NOT SO HOT ACTUAL SPROTS TAKE: The NHL replay reviews are horrible


When the NHL allowed coaches to challenge plays where the referee might have missed goaltender interference or a player might have been off-sides, it seemed like a good idea at the time.

After all, you want to make sure you get calls correct, especially if it’s a majorly blown or missed call and might affect the outcome of a game with serious implications.

Since adding the coach’s challenges for the start of the 2015-16 season, it has not gone the way fans, players, or even coaches have thought it would.

It went from a well-meaning idea that, again, would miss the big gaffes and correct obvious mistakes, to going over razor-thin plays with a magnifying glass, looking for some sort of evidence that the play in question should either be reverse or stand as called on the ice. Even when they do all that, they don’t fully explain how they reached their decision, often leaving us watching at home or in the arena wondering how they could possibly overturn the call, or how on earth the let it stand.

Last night in Game 1 of the Stanley Cup Final between the Pittsburgh Penguins and the Nashville Predators, the visiting Predators appeared to score the game’s first goal after dominating the opening minutes of play. They made what appeared to be a clean entry, forechecked hard, even forcing a Pittsburgh turnover, and set up P.K. Subban for a wonderful wrist-shot goal.

And then Pittsburgh challenged.

And the goal came off the board, and with it went all of Nashville’s momentum they had built up. 10 minutes of game time later, the Penguins led 3-0 heading to the first intermission.

Everyone, with the exception of Penguins fans who were thrilled by the call, was livid at the call, that, despite not having indisputable evidence that they call should be overturned, that it was overturned and took a goal off the board.

The problem isn’t so much the call, (if you want my honest opinion, I think the back skate was up off the ice, technically making him off-sides) it’s that coaches are challenging any sort of close play at the blue line like this, because why the hell not, it might work and you saved your team a goal.

It’s very similar to what happened in MLB when they allowed coaches to challenge plays. Guys would slide safely into a base, then as they popped up from the slight might unintentionally take their hand/foot/body off the bag and the player who applied the tag, keeps applying it and gets a cheap out despite the runner clearly being safe.

Again, this is not an egregious error where a guy slides past the bag by two feet and is tagged out, or that the Nashville player was off-sides by a foot and a ref two feet away missed it. It’s a play that at real-time speed, minus super slow-motion replay, everyone would agree is legal and that the goal should have counted.

The other factor in all this is that the NHL and fans constantly complains about goal scoring being down…and then they put in a rule like this that literally takes goals away, when again, at real speed nobody would ever know that the guy’s skate might have been half an inch off the ice. That’s crap.

Even worse and more confusing than the off-sides challenges are the coach’s challenges for goalie interference, which seem like a skit on Whose Line is it Anyway, where the rules are made up and past precedent doesn’t matter.

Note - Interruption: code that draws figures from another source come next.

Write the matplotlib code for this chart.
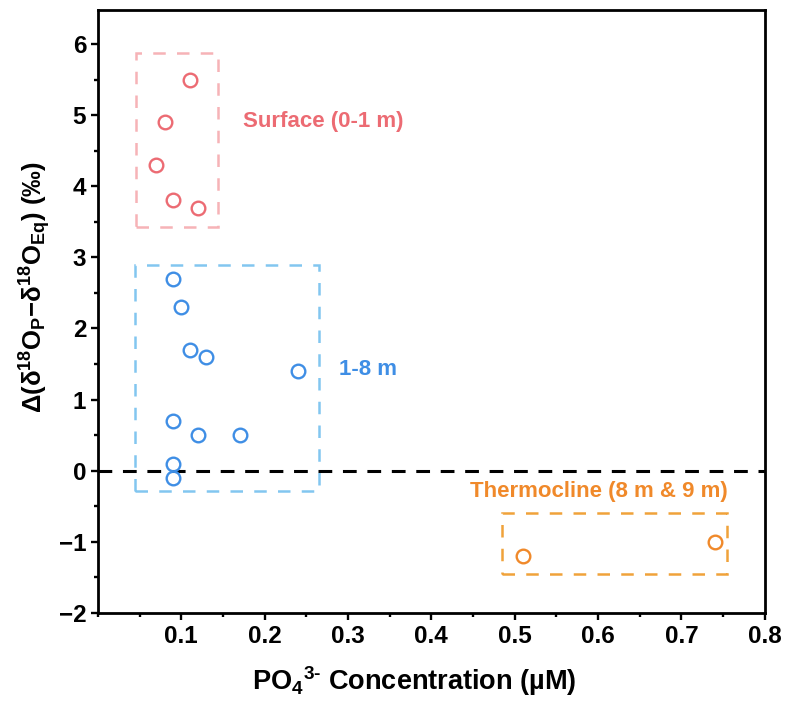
import matplotlib
matplotlib.use("Agg")
import matplotlib.pyplot as plt
from matplotlib.patches import Rectangle
from matplotlib.ticker import MultipleLocator, FixedLocator

plt.rcParams['font.family'] = ['Liberation Sans', 'DejaVu Sans']
plt.rcParams['font.weight'] = 'bold'
plt.rcParams['mathtext.fontset'] = 'custom'
plt.rcParams['mathtext.rm'] = 'Liberation Sans'
plt.rcParams['mathtext.it'] = 'Liberation Sans:italic'
plt.rcParams['mathtext.bf'] = 'Liberation Sans:bold'
plt.rcParams['mathtext.default'] = 'regular'

# PO4 concentration (uM) vs oxygen isotope offset (permil)
surface_x = [0.11, 0.08, 0.07, 0.09, 0.12]
surface_y = [5.5, 4.9, 4.3, 3.8, 3.7]

mid_x = [0.09, 0.10, 0.11, 0.13, 0.24, 0.09, 0.12, 0.17, 0.09, 0.09]
mid_y = [2.7, 2.3, 1.7, 1.6, 1.4, 0.7, 0.5, 0.5, 0.1, -0.1]

thermo_x = [0.51, 0.74]
thermo_y = [-1.2, -1.0]

x_ticks = [0.1, 0.2, 0.3, 0.4, 0.5, 0.6, 0.7, 0.8]
y_ticks = [-2, -1, 0, 1, 2, 3, 4, 5, 6]

red, red_box = '#EC6B73', '#F6B3B7'
blue, blue_box = '#3F8EE5', '#82C6F0'
orange, orange_box = '#F0892A', '#F0A23A'

fig = plt.figure(figsize=(7.9, 7.03), dpi=100)
ax = fig.add_axes([0.124, 0.128, 0.844, 0.858])

ax.axhline(0, color='black', lw=2.2, ls=(0, (4.5, 3.5)), zorder=1)

mk = dict(marker='o', ls='none', ms=9.8, mfc='none', mew=1.7, zorder=3)
ax.plot(surface_x, surface_y, mec=red, **mk)
ax.plot(mid_x, mid_y, mec=blue, **mk)
ax.plot(thermo_x, thermo_y, mec=orange, **mk)

# dashed boxes around each depth group
box = dict(fill=False, lw=1.8, ls=(0, (5, 4.5)), zorder=2)
ax.add_patch(Rectangle((0.046, 3.42), 0.0975, 2.45, ec=red_box, **box))
ax.add_patch(Rectangle((0.044, -0.28), 0.221, 3.17, ec=blue_box, **box))
ax.add_patch(Rectangle((0.485, -1.45), 0.27, 0.85, ec=orange_box, **box))

ax.text(0.1735, 4.91, 'Surface (0-1 m)', color=red, fontsize=16,
        fontweight='bold', va='center', ha='left')
ax.text(0.289, 1.42, '1-8 m', color=blue, fontsize=16,
        fontweight='bold', va='center', ha='left')
ax.text(0.756, -0.29, 'Thermocline (8 m & 9 m)', color=orange, fontsize=16,
        fontweight='bold', va='center', ha='right')

ax.set_xlim(0, 0.8)
ax.set_ylim(-2, 6.48)
ax.xaxis.set_major_locator(FixedLocator(x_ticks))
ax.xaxis.set_minor_locator(MultipleLocator(0.05))
ax.yaxis.set_major_locator(FixedLocator(y_ticks))
ax.yaxis.set_minor_locator(MultipleLocator(0.5))
ax.set_xticklabels([f'{v:.1f}' for v in x_ticks])
ax.set_yticklabels([str(v).replace('-', '−') for v in y_ticks])

ax.tick_params(which='both', direction='out', width=1.7, labelsize=17.5)
ax.tick_params(which='major', length=5)
ax.tick_params(which='minor', length=3)
for s in ax.spines.values():
    s.set_linewidth(2)

ax.set_xlabel(r'PO$_{\mathbf{4}}$$^{\mathbf{3‐}}$ Concentration (µM)',
              fontsize=19.5, fontweight='bold', labelpad=8)
ax.xaxis.set_label_coords(0.475, -0.085)
ax.set_ylabel(r'$\Delta$($\delta$$^{\mathbf{18}}$O$_{\mathbf{P}}$−'
              r'$\delta$$^{\mathbf{18}}$O$_{\mathbf{Eq}}$) (‰)',
              fontsize=18.5, fontweight='bold', labelpad=4)
ax.yaxis.set_label_coords(-0.068, 0.54)

fig.savefig('out.png', dpi=100)
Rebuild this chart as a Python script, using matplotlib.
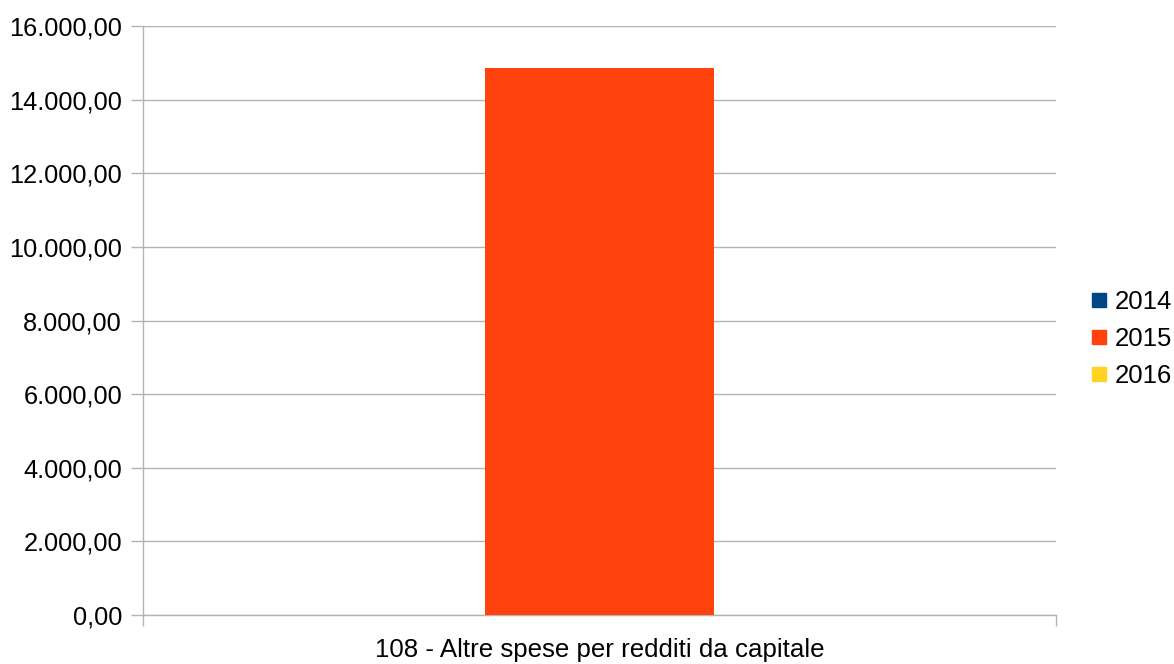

Check out this clip from a game earlier this postseason:

The first thing you’ll notice is that even the studio people, who have spent their whole lives covering or playing hockey, have no idea what constitutes goalie interference and even admit as much.

If people who spend every waking hour around the game don’t know how the hell a rule should be called, then how are fans supposed to know?

Again, like the off-sides play, it just feels like a random call and varies based on which referee is in charge that night. If there is ever a crowd in front of your net and the puck goes in, there is no sense in not challenging the play just in case.

Throw in that these reviews are slow, boring, and provide little answer after reaching a conclusion, and it absolutely takes a ton away from the game. Hockey is the fastest game on the planet…and then all of a sudden the game stops for five minutes while the refs look at a 7-inch screen on a tablet to try to decide what might be a critical moment in the game.

To be completely honest, I’m not sure how you improve on either. Yes, technically a player might be off-sides when his skate is half and inch in the air, but that’s not what the rule and purpose of challenges was when it was put it, but that’s what it feels like it has become. And the same goes for the interference challenges.

One argument I heard that makes sense, at least on off-sides, if the opposing team gains control of the puck, it negates your ability to challenge the play. Look at the clip of Pittsburgh and Nashville again, go to the 17 second mark. Pittsburgh clearly has the puck and a chance to get it out of their zone, they fail and the puck goes in. That’s not an off-sides call’s fault, that’s the players being unable to get a puck out of the zone. And they were bailed out on a lousy technicality.

Or say, if the play goes 10 seconds past the initial incident, then you can’t challenge, again, if you can’t make a play in that time, then it was not the off-sides that led to the goal.

It made sense when they put this rule in place, to try to help rectify big mistakes and stop cherry-pickers from goal-hanging. Instead, roughly once a night the league turns into a game of synchronized line crossing like soccer and its off-sides.

That’s not fun to watch, and it’s definitely not good for the NHL.